I guess this book should get a but more praise because it is one of the earlier 'hooligan' books but the simple fact of the matter is if you have read one you have read them all.
Story begins with his childhood, born in rough working class area, dad used to slap him around, mum worked her guts out but both were the salt of the earth. Joined a firm, was a life long fan, police make an operation against the firm, court case goes on, gets sent down, comes out becomes a bouncer yeh you have just about read the same thing with just about every hooligan book around.
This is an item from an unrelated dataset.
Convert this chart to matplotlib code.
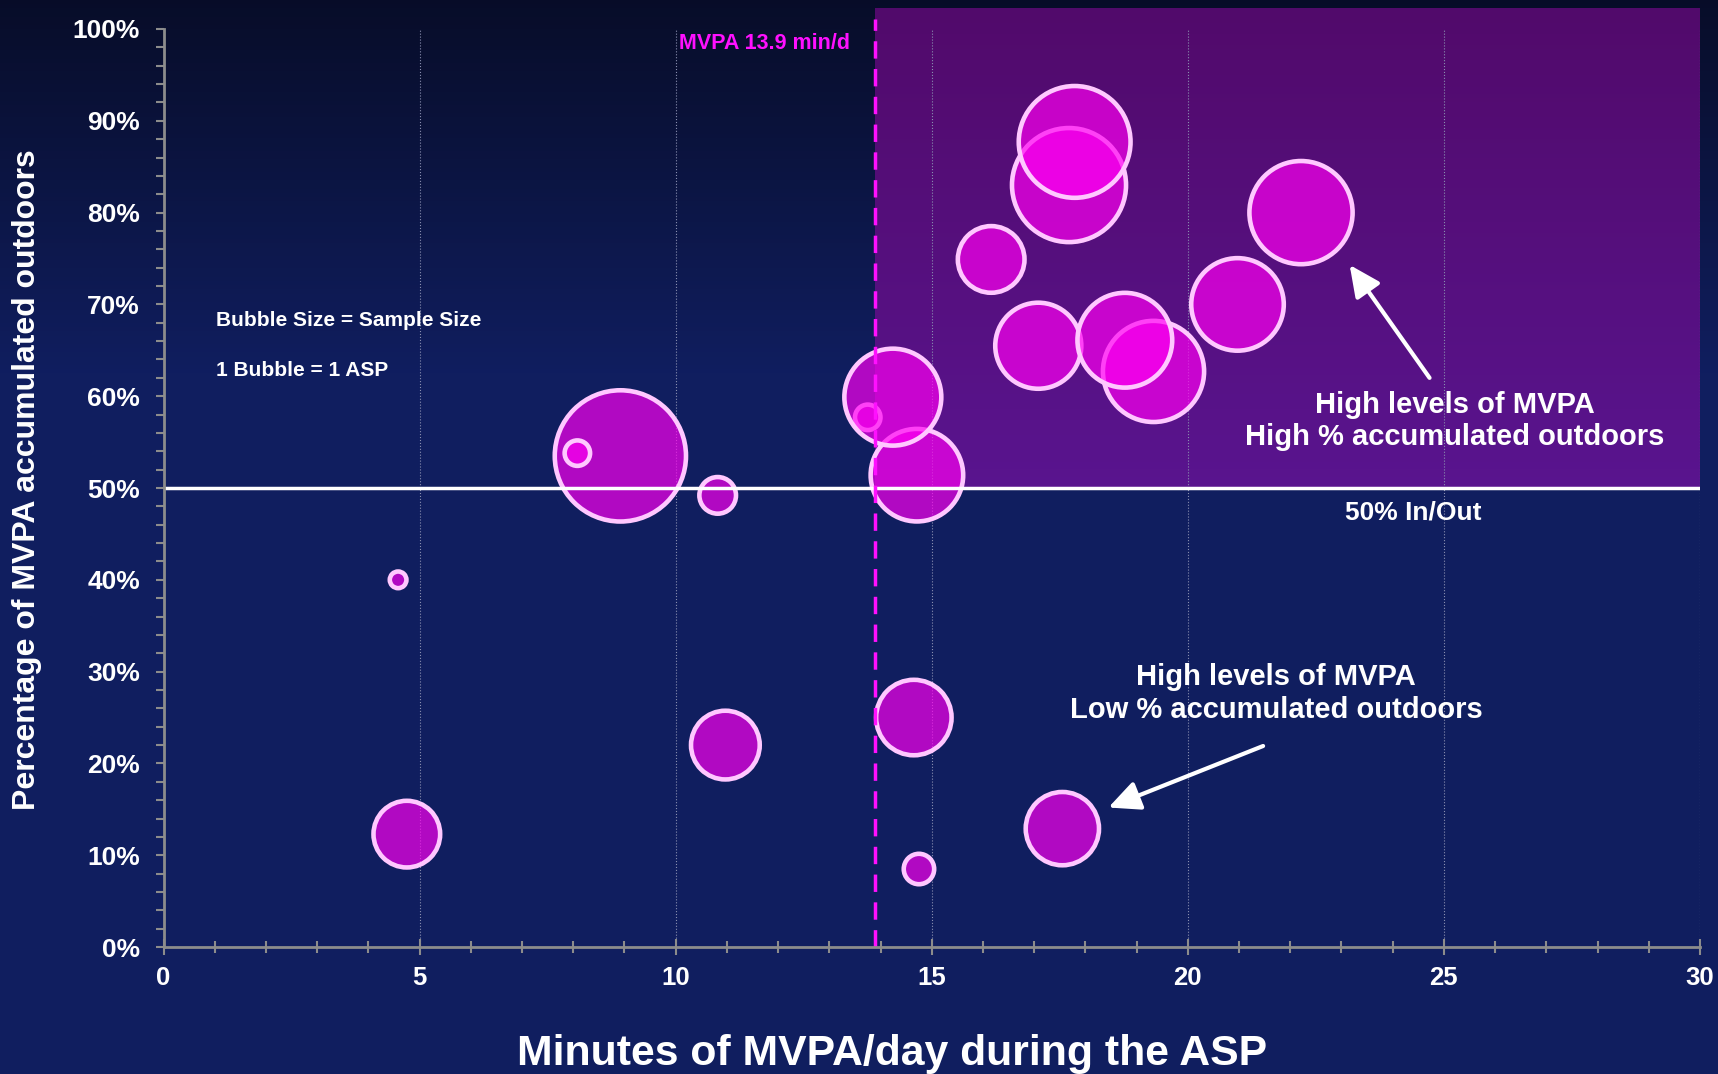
import numpy as np
import matplotlib
matplotlib.use("Agg")
import matplotlib.pyplot as plt
from matplotlib.ticker import MultipleLocator, FuncFormatter

plt.rcParams['font.family'] = ['Liberation Sans', 'DejaVu Sans']
plt.rcParams['font.weight'] = 'bold'

# one bubble per after-school programme (ASP)
mvpa_minutes = [4.58, 4.75, 8.92, 8.08, 10.82, 10.97, 13.75, 14.71, 14.24, 14.65,
                14.75, 16.16, 17.08, 17.55, 17.68, 17.79, 19.33, 18.77, 20.97, 22.21]
pct_outdoors = [40.0, 12.3, 53.5, 53.8, 49.2, 22.0, 57.7, 51.4, 59.9, 25.0,
                8.5, 74.9, 65.5, 12.9, 83.0, 87.7, 62.7, 66.1, 70.0, 80.0]
sample_size = [6, 96, 372, 14, 29, 102, 14, 185, 203, 123,
               20, 96, 160, 116, 281, 270, 221, 194, 185, 230]

mvpa_cutoff = 13.9
inout_split = 50
x_ticks = [0, 5, 10, 15, 20, 25, 30]
y_ticks = [0, 10, 20, 30, 40, 50, 60, 70, 80, 90, 100]

fig = plt.figure(figsize=(17.18, 10.74), dpi=100)

# background: dark at the top fading into navy
bg = fig.add_axes([0, 0, 1, 1], zorder=-10)
t = np.linspace(0, 1, 256)[:, None]
top = np.array([0.03, 0.05, 0.16])
low = np.array([0.063, 0.118, 0.376])
mix = np.clip(t / 0.35, 0, 1)
grad = (top * (1 - mix) + low * mix)[:, None, :]
bg.imshow(np.repeat(grad, 2, axis=1), aspect='auto', extent=[0, 1, 1, 0])
bg.set_axis_off()

ax = fig.add_axes([0.0952, 0.1182, 0.8943, 0.8548])
ax.patch.set_alpha(0)

# high MVPA / high outdoor quadrant
ptop = np.array([0.32, 0.04, 0.42])
pbot = np.array([0.35, 0.08, 0.56])
pg = np.linspace(0, 1, 128)[:, None]
pgrad = (ptop * (1 - pg) + pbot * pg)[:, None, :]
ax.imshow(np.repeat(pgrad, 2, axis=1), aspect='auto',
          extent=[mvpa_cutoff, 30, inout_split, 102.2], origin='upper',
          clip_on=False, zorder=0)

for xv in x_ticks[1:]:
    ax.plot([xv, xv], [0, 100], color='#8a8fb0', lw=0.8, ls=':', zorder=1)

ax.scatter(mvpa_minutes, pct_outdoors, s=np.array(sample_size) * 24,
           facecolors=(1.0, 0.0, 0.95, 0.68), edgecolors='#ffc8ff',
           linewidths=3.3, zorder=3)

ax.plot([0, 30], [inout_split, inout_split], color='white', lw=2.5, zorder=4)
ax.plot([mvpa_cutoff, mvpa_cutoff], [0, 101.1], color='#ff10ff', lw=2.5,
        dashes=(5, 3), clip_on=False, zorder=4)

ax.set_xlim(0, 30)
ax.set_ylim(0, 100)
ax.set_xticks(x_ticks)
ax.set_yticks(y_ticks)
ax.xaxis.set_minor_locator(MultipleLocator(1))
ax.yaxis.set_minor_locator(MultipleLocator(2))
ax.yaxis.set_major_formatter(FuncFormatter(lambda v, p: '%d%%' % v))

for s in ['top', 'right']:
    ax.spines[s].set_visible(False)
for s in ['left', 'bottom']:
    ax.spines[s].set_color('#8c8c8c')
    ax.spines[s].set_linewidth(2)
    ax.spines[s].set_zorder(5)

ax.tick_params(axis='x', which='major', direction='inout', length=11, width=1.5,
               color='#8c8c8c', labelcolor='white', labelsize=18.5, pad=8)
ax.tick_params(axis='x', which='minor', direction='inout', length=8.5, width=1.5,
               color='#8c8c8c')
ax.tick_params(axis='y', which='both', direction='out', length=6, width=1.5,
               color='#8c8c8c', labelcolor='white', labelsize=19, pad=11)

fig.text(0.519, 0.008, 'Minutes of MVPA/day during the ASP', color='white',
         fontsize=30.8, fontweight='bold', ha='center', va='baseline')
fig.text(0.0158, 0.553, 'Percentage of MVPA accumulated outdoors', color='white',
         fontsize=23, fontweight='bold', rotation=90, ha='center', va='center')

ax.text(13.4, 98.4, 'MVPA 13.9 min/d', color='#ff10ff', fontsize=15.5,
        ha='right', va='center')
ax.text(1.03, 68.3, 'Bubble Size = Sample Size', color='white', fontsize=15,
        ha='left', va='center')
ax.text(1.03, 62.8, '1 Bubble = 1 ASP', color='white', fontsize=15,
        ha='left', va='center')
ax.text(25.21, 57.3, 'High levels of MVPA\nHigh % accumulated outdoors',
        color='white', fontsize=21, ha='center', va='center', linespacing=1.2)
ax.text(24.4, 47.3, '50% In/Out', color='white', fontsize=19,
        ha='center', va='center')
ax.text(21.72, 27.6, 'High levels of MVPA\nLow % accumulated outdoors',
        color='white', fontsize=21, ha='center', va='center', linespacing=1.2)

arrow = dict(arrowstyle='-|>,head_length=1.9,head_width=0.9', color='white', lw=3,
             shrinkA=0, shrinkB=0)
ax.annotate('', xy=(23.16, 74.3), xytext=(24.72, 62.0), arrowprops=arrow, zorder=6)
ax.annotate('', xy=(18.45, 15.2), xytext=(21.47, 21.9), arrowprops=arrow, zorder=6)

fig.savefig('out.png', dpi=100)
Still, this does have some things of interest. Francis is pretty honest with his many encounters with rival firms describing how he and his firm were not only turned over more than once but that on many occasions he had the living daylights kicked out of him. He is honest about his own firms use of knives and how other firms also used them recounting occasions when the City firm have slashed a few people. He is honest about the thieving that went on how they were far from the best dressed people around (in fact being honest enough to say they dressed like scruffs) Which is a damn site more honest than some of the books you will find out there with there obligatory chapter dedicated to nothing more than designer labels and myths about how they were such 'dresses' (Anyone seen the pictures in the Birmingham Zulus book? V-Neck jumpers with black suit jacket, yeh lads you were the height of fashion)
Mickey was a mixed race lad and is not daft enough to think that racism didn't exist on the terraces. He more than once tells us how his firm fought City firms who were NF and some of the racist abuse that the Cool Cats received in Liverpool (From both Liverpool and Everton) Leeds, Millwall and Chelsea and even more so the shock value a mixed race firm received in places like Newcastle and Leeds.
Not a bad read, you will probably get through it in about an hour at best.